> **TASK BRIEF**: Omit all pictures. Copy the rest of the material exactly.

> **MATERIAL**:
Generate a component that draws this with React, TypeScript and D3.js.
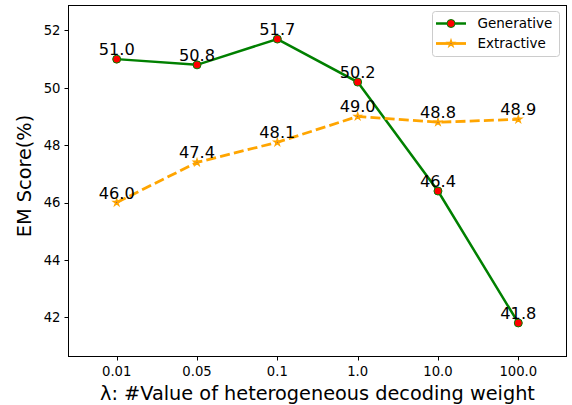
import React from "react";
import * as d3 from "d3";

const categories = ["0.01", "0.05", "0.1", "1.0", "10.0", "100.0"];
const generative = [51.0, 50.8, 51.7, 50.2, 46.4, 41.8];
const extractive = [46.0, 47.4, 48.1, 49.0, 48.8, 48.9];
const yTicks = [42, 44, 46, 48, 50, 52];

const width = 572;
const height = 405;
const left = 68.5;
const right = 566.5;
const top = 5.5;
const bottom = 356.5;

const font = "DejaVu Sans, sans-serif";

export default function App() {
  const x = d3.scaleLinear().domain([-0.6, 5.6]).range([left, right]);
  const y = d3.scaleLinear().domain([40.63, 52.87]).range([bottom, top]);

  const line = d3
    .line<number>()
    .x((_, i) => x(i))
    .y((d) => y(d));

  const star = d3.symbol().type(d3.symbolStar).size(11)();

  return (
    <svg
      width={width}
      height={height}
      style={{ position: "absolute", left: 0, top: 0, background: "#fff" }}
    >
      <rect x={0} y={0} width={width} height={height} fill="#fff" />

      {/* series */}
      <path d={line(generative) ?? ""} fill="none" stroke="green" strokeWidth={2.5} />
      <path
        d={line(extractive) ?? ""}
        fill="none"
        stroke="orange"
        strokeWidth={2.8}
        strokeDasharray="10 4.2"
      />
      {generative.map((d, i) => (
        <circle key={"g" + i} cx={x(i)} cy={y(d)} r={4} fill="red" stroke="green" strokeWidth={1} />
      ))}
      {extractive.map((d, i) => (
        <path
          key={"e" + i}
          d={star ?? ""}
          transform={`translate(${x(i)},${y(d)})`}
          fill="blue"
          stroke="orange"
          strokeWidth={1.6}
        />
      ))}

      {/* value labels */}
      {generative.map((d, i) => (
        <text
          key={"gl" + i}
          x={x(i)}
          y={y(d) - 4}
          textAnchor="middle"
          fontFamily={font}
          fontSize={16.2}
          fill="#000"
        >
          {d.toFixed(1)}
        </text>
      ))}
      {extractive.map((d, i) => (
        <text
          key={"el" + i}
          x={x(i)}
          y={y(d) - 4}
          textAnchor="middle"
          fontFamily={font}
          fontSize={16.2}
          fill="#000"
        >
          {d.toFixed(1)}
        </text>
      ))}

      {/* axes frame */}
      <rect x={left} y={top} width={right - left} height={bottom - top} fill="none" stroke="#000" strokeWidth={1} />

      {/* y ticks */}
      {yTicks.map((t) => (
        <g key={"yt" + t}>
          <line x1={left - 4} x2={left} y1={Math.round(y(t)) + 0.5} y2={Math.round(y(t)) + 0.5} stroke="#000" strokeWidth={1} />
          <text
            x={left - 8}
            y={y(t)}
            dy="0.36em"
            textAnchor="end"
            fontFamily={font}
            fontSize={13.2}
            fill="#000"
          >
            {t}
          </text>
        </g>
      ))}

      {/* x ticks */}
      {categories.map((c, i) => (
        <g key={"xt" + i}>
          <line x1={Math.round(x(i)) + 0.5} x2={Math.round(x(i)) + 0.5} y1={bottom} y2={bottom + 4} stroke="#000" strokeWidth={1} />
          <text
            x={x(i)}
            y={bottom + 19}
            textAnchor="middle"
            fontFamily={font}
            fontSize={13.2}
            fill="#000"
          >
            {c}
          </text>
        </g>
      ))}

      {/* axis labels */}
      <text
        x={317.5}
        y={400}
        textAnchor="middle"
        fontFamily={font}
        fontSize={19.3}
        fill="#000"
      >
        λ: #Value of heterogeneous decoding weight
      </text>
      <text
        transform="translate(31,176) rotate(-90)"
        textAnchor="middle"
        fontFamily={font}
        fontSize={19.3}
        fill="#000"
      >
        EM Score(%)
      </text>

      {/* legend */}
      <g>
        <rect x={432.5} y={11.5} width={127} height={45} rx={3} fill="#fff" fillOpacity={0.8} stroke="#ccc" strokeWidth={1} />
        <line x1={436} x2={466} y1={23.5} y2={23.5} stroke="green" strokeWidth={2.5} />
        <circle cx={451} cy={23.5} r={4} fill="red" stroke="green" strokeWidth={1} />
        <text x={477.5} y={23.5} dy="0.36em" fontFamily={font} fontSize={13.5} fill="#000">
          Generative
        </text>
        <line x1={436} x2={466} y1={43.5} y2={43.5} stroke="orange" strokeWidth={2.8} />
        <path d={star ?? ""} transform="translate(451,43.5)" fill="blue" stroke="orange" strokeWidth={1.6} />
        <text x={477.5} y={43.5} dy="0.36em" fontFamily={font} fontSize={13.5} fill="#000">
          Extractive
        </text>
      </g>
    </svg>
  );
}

> **RESPONSE TO THE TASK**:
Generate a component that draws this with React, TypeScript and D3.js.
import React from "react";
import * as d3 from "d3";

const categories = ["0.01", "0.05", "0.1", "1.0", "10.0", "100.0"];
const generative = [51.0, 50.8, 51.7, 50.2, 46.4, 41.8];
const extractive = [46.0, 47.4, 48.1, 49.0, 48.8, 48.9];
const yTicks = [42, 44, 46, 48, 50, 52];

const width = 572;
const height = 405;
const left = 68.5;
const right = 566.5;
const top = 5.5;
const bottom = 356.5;

const font = "DejaVu Sans, sans-serif";

export default function App() {
  const x = d3.scaleLinear().domain([-0.6, 5.6]).range([left, right]);
  const y = d3.scaleLinear().domain([40.63, 52.87]).range([bottom, top]);

  const line = d3
    .line<number>()
    .x((_, i) => x(i))
    .y((d) => y(d));

  const star = d3.symbol().type(d3.symbolStar).size(11)();

  return (
    <svg
      width={width}
      height={height}
      style={{ position: "absolute", left: 0, top: 0, background: "#fff" }}
    >
      <rect x={0} y={0} width={width} height={height} fill="#fff" />

      {/* series */}
      <path d={line(generative) ?? ""} fill="none" stroke="green" strokeWidth={2.5} />
      <path
        d={line(extractive) ?? ""}
        fill="none"
        stroke="orange"
        strokeWidth={2.8}
        strokeDasharray="10 4.2"
      />
      {generative.map((d, i) => (
        <circle key={"g" + i} cx={x(i)} cy={y(d)} r={4} fill="red" stroke="green" strokeWidth={1} />
      ))}
      {extractive.map((d, i) => (
        <path
          key={"e" + i}
          d={star ?? ""}
          transform={`translate(${x(i)},${y(d)})`}
          fill="blue"
          stroke="orange"
          strokeWidth={1.6}
        />
      ))}

      {/* value labels */}
      {generative.map((d, i) => (
        <text
          key={"gl" + i}
          x={x(i)}
          y={y(d) - 4}
          textAnchor="middle"
          fontFamily={font}
          fontSize={16.2}
          fill="#000"
        >
          {d.toFixed(1)}
        </text>
      ))}
      {extractive.map((d, i) => (
        <text
          key={"el" + i}
          x={x(i)}
          y={y(d) - 4}
          textAnchor="middle"
          fontFamily={font}
          fontSize={16.2}
          fill="#000"
        >
          {d.toFixed(1)}
        </text>
      ))}

      {/* axes frame */}
      <rect x={left} y={top} width={right - left} height={bottom - top} fill="none" stroke="#000" strokeWidth={1} />

      {/* y ticks */}
      {yTicks.map((t) => (
        <g key={"yt" + t}>
          <line x1={left - 4} x2={left} y1={Math.round(y(t)) + 0.5} y2={Math.round(y(t)) + 0.5} stroke="#000" strokeWidth={1} />
          <text
            x={left - 8}
            y={y(t)}
            dy="0.36em"
            textAnchor="end"
            fontFamily={font}
            fontSize={13.2}
            fill="#000"
          >
            {t}
          </text>
        </g>
      ))}

      {/* x ticks */}
      {categories.map((c, i) => (
        <g key={"xt" + i}>
          <line x1={Math.round(x(i)) + 0.5} x2={Math.round(x(i)) + 0.5} y1={bottom} y2={bottom + 4} stroke="#000" strokeWidth={1} />
          <text
            x={x(i)}
            y={bottom + 19}
            textAnchor="middle"
            fontFamily={font}
            fontSize={13.2}
            fill="#000"
          >
            {c}
          </text>
        </g>
      ))}

      {/* axis labels */}
      <text
        x={317.5}
        y={400}
        textAnchor="middle"
        fontFamily={font}
        fontSize={19.3}
        fill="#000"
      >
        λ: #Value of heterogeneous decoding weight
      </text>
      <text
        transform="translate(31,176) rotate(-90)"
        textAnchor="middle"
        fontFamily={font}
        fontSize={19.3}
        fill="#000"
      >
        EM Score(%)
      </text>

      {/* legend */}
      <g>
        <rect x={432.5} y={11.5} width={127} height={45} rx={3} fill="#fff" fillOpacity={0.8} stroke="#ccc" strokeWidth={1} />
        <line x1={436} x2={466} y1={23.5} y2={23.5} stroke="green" strokeWidth={2.5} />
        <circle cx={451} cy={23.5} r={4} fill="red" stroke="green" strokeWidth={1} />
        <text x={477.5} y={23.5} dy="0.36em" fontFamily={font} fontSize={13.5} fill="#000">
          Generative
        </text>
        <line x1={436} x2={466} y1={43.5} y2={43.5} stroke="orange" strokeWidth={2.8} />
        <path d={star ?? ""} transform="translate(451,43.5)" fill="blue" stroke="orange" strokeWidth={1.6} />
        <text x={477.5} y={43.5} dy="0.36em" fontFamily={font} fontSize={13.5} fill="#000">
          Extractive
        </text>
      </g>
    </svg>
  );
}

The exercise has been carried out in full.